Mom ran the upstairs part of the store where they sold odds and ends. One time a woman mom knew came in and bought two pairs of shoes. A few days later, someone from her family brought them back, saying the woman couldn't afford them, It was a mess, to mom. Something she says that got her into trouble. Another time a boy who came in to buy sneakers insisted on a pair that mom told him were too small. He started kicking and screaming, so his mother went ahead over mom's caution and bought the sneakers. The father returned in a few days throwing just as much of a fit over the fact that the shoes gave his kid blisters and blamed mom for letting his wife buy them. Another mishap.

Then there was the mayhem with really big shoe sales events. People would end up returning  shoes that weren't even pairs or were two different sizes. Shoppers would tear boxes open and shoes were dumped all over the floor.

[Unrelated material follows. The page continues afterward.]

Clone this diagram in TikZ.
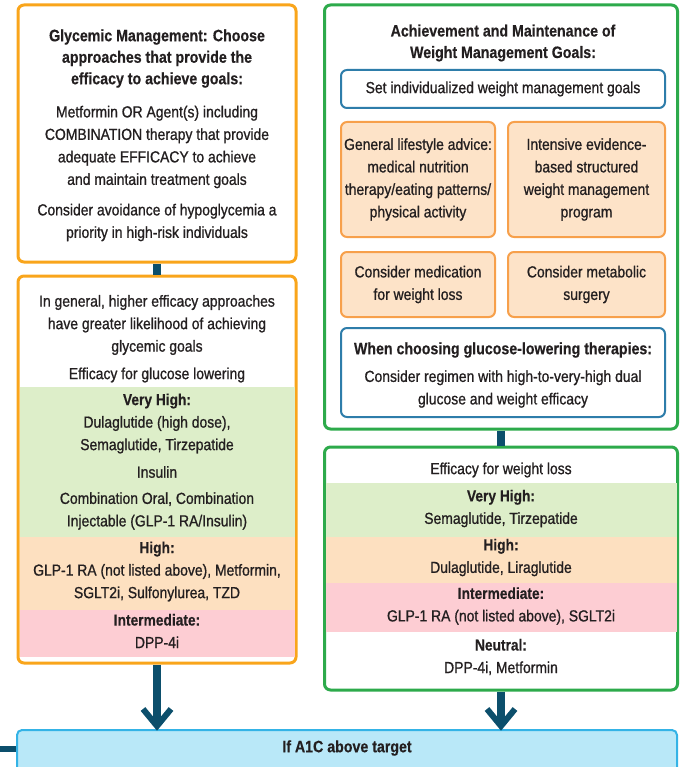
\documentclass[tikz,border=0pt]{standalone}
\usepackage{fontspec}
\setmainfont{Liberation Sans}[FakeStretch=0.87, FakeBold=0.9,
  BoldFeatures={FakeStretch=0.86, FakeBold=0.4}]
\definecolor{gold}{HTML}{F9A51B}
\definecolor{grn}{HTML}{2DAA4B}
\definecolor{navy}{HTML}{0C4F6C}
\definecolor{ltblue}{HTML}{B9E8F8}
\definecolor{blueedge}{HTML}{34B3E6}
\definecolor{steel}{HTML}{2E7DAA}
\definecolor{peach}{HTML}{FDE3C8}
\definecolor{peachedge}{HTML}{F7A04B}
\definecolor{bandgreen}{HTML}{DDEEC9}
\definecolor{bandorange}{HTML}{FDE0C0}
\definecolor{bandpink}{HTML}{FDCDD3}
\definecolor{ink}{HTML}{231F20}
\tikzset{
  txt/.style={text=ink, align=center, inner sep=0pt,
    font=\fontsize{16}{22.5}\selectfont},
  bold/.style={txt, font=\fontsize{16.5}{21.5}\selectfont\bfseries},
  goldbox/.style={draw=gold, line width=3pt, fill=white, rounded corners=6pt, inner sep=0pt},
  greenbox/.style={draw=grn, line width=3pt, fill=white, rounded corners=6pt, inner sep=0pt},
  steelbox/.style={draw=steel, line width=2pt, fill=white, rounded corners=6pt, inner sep=0pt},
  peachbox/.style={draw=peachedge, line width=2pt, fill=peach, rounded corners=6pt, inner sep=0pt},
  targetbox/.style={draw=blueedge, line width=2pt, fill=ltblue, rounded corners=5pt, inner sep=0pt},
  conn/.style={draw=navy, line width=8pt},
  chev/.style={draw=navy, line width=6pt},
}
\begin{document}
\begin{tikzpicture}[x=1pt,y=-1pt]
\useasboundingbox (0,0) rectangle (679,767);

% ---------- left column: glycemic management ----------
\node[goldbox, minimum width=278pt, minimum height=257pt] (glyc) at (157,133.5) {};
\node[goldbox, minimum width=278pt, minimum height=387pt] (gluc) at (157,469.5) {};

% efficacy bands for glucose lowering
\fill[bandgreen]  (19.5,387) rectangle (294.5,537);
\fill[bandorange] (19.5,537) rectangle (294.5,610);
\fill[bandpink]   (19.5,610) rectangle (294.5,657);

\node[bold] (glyctitle) at (157,58.5) {Glycemic Management: Choose\\approaches that provide the\\efficacy to achieve goals:};
\node[txt] (glycbody) at (157,147) {Metformin OR Agent(s) including\\COMBINATION therapy that provide\\adequate EFFICACY to achieve\\and maintain treatment goals};
\node[txt] (glychypo) at (157,222.5) {Consider avoidance of hypoglycemia a\\priority in high-risk individuals};

\node[txt] (glucgen) at (157,325) {In general, higher efficacy approaches\\have greater likelihood of achieving\\glycemic goals};
\node[txt] (glucefe) at (157,375) {Efficacy for glucose lowering};
\node[txt] (glucvh) at (157,423.5) {\textbf{Very High:}\\Dulaglutide (high dose),\\Semaglutide, Tirzepatide};
\node[txt] (glucins) at (157,472) {Insulin};
\node[txt] (gluccomb) at (157,511) {Combination Oral, Combination\\Injectable (GLP-1 RA/Insulin)};
\node[txt] (gluchigh) at (157,571.5) {\textbf{High:}\\GLP-1 RA (not listed above), Metformin,\\SGLT2i, Sulfonylurea, TZD};
\node[txt] (glucmid) at (157,631) {\textbf{Intermediate:}\\DPP-4i};

% ---------- right column: weight management ----------
\node[greenbox, minimum width=353pt, minimum height=424pt] (wt) at (501,217) {};
\node[greenbox, minimum width=353pt, minimum height=243pt] (wteff) at (501,568.5) {};

\fill[bandgreen]  (325.5,483) rectangle (676.5,537);
\fill[bandorange] (325.5,537) rectangle (676.5,583);
\fill[bandpink]   (325.5,583) rectangle (676.5,632);

\node[bold] (wttitle) at (503,43) {Achievement and Maintenance of\\Weight Management Goals:};
\node[steelbox, minimum width=324pt, minimum height=38pt] (wtset) at (503,89) {};
\node[txt] at (wtset) {Set individualized weight management goals};

\node[peachbox, minimum width=154pt, minimum height=115pt] (life) at (418,179.5) {};
\node[txt] at (life) {General lifestyle advice:\\medical nutrition\\therapy/eating patterns/\\physical activity};
\node[peachbox, minimum width=157pt, minimum height=115pt] (intens) at (586.5,179.5) {};
\node[txt] at (intens) {Intensive evidence-\\based structured\\weight management\\program};
\node[peachbox, minimum width=154pt, minimum height=65pt] (med) at (418,284.5) {};
\node[txt] at (med) {Consider medication\\for weight loss};
\node[peachbox, minimum width=157pt, minimum height=65pt] (surg) at (586.5,284.5) {};
\node[txt] at (surg) {Consider metabolic\\surgery};

\node[steelbox, minimum width=324pt, minimum height=89pt] (choose) at (503,372.5) {};
\node[bold] (choosetitle) at (503,350) {When choosing glucose-lowering therapies:};
\node[txt] (choosebody) at (503,389) {Consider regimen with high-to-very-high dual\\glucose and weight efficacy};

\node[txt] (wtefe) at (501,470) {Efficacy for weight loss};
\node[txt] (wtvh) at (501,508.5) {\textbf{Very High:}\\Semaglutide, Tirzepatide};
\node[txt] (wthigh) at (501,557.5) {\textbf{High:}\\Dulaglutide, Liraglutide};
\node[txt] (wtmid) at (501,606) {\textbf{Intermediate:}\\GLP-1 RA (not listed above), SGLT2i};
\node[txt] (wtneu) at (501,657) {\textbf{Neutral:}\\DPP-4i, Metformin};

% ---------- bottom: next step ----------
\node[targetbox, minimum width=660pt, minimum height=44pt] (a1c) at (347,752) {};
\node[bold] (a1ctext) at (347,748) {If A1C above target};

% ---------- connectors ----------
\draw[conn] (glyc.south) -- (gluc.north);
\draw[conn] (wt.south) -- (wteff.north);

\coordinate (tipL) at (157,726);
\coordinate (tipR) at (501,726);
\draw[conn] (gluc.south) -- (tipL);
\draw[conn] (wteff.south) -- (tipR);
\draw[chev] ([xshift=-14pt,yshift=17pt]tipL) -- (tipL) -- ([xshift=14pt,yshift=17pt]tipL);
\draw[chev] ([xshift=-14pt,yshift=17pt]tipR) -- (tipR) -- ([xshift=14pt,yshift=17pt]tipR);

\coordinate (lineL) at (0,749);
\draw[draw=navy, line width=6pt] (lineL) -- (a1c.west |- lineL);
\end{tikzpicture}
\end{document}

But despite all of this, she loved going to work, meeting people and getting paid.

She loves her apartment and is now asking when I am coming for a visit. I tell her, I don't have any plans right now to travel there and that we have our phone conversations to keep us together. "Well, I am afraid I messed up." mom says. "I told Liz and some other people that you were coming to visit me." I replied it was okay, just tell him we got confused. She pressed the issue a little and I told her maybe someday, but I have no plans, for now. We agreed our phone conversations make up for a visit.

I wished her a good night's sleep. (I was more tired than she seemed to be.) We'll talk again in a couple of days. Until then, "I love you, mom."  "I love you, too, sweetheart."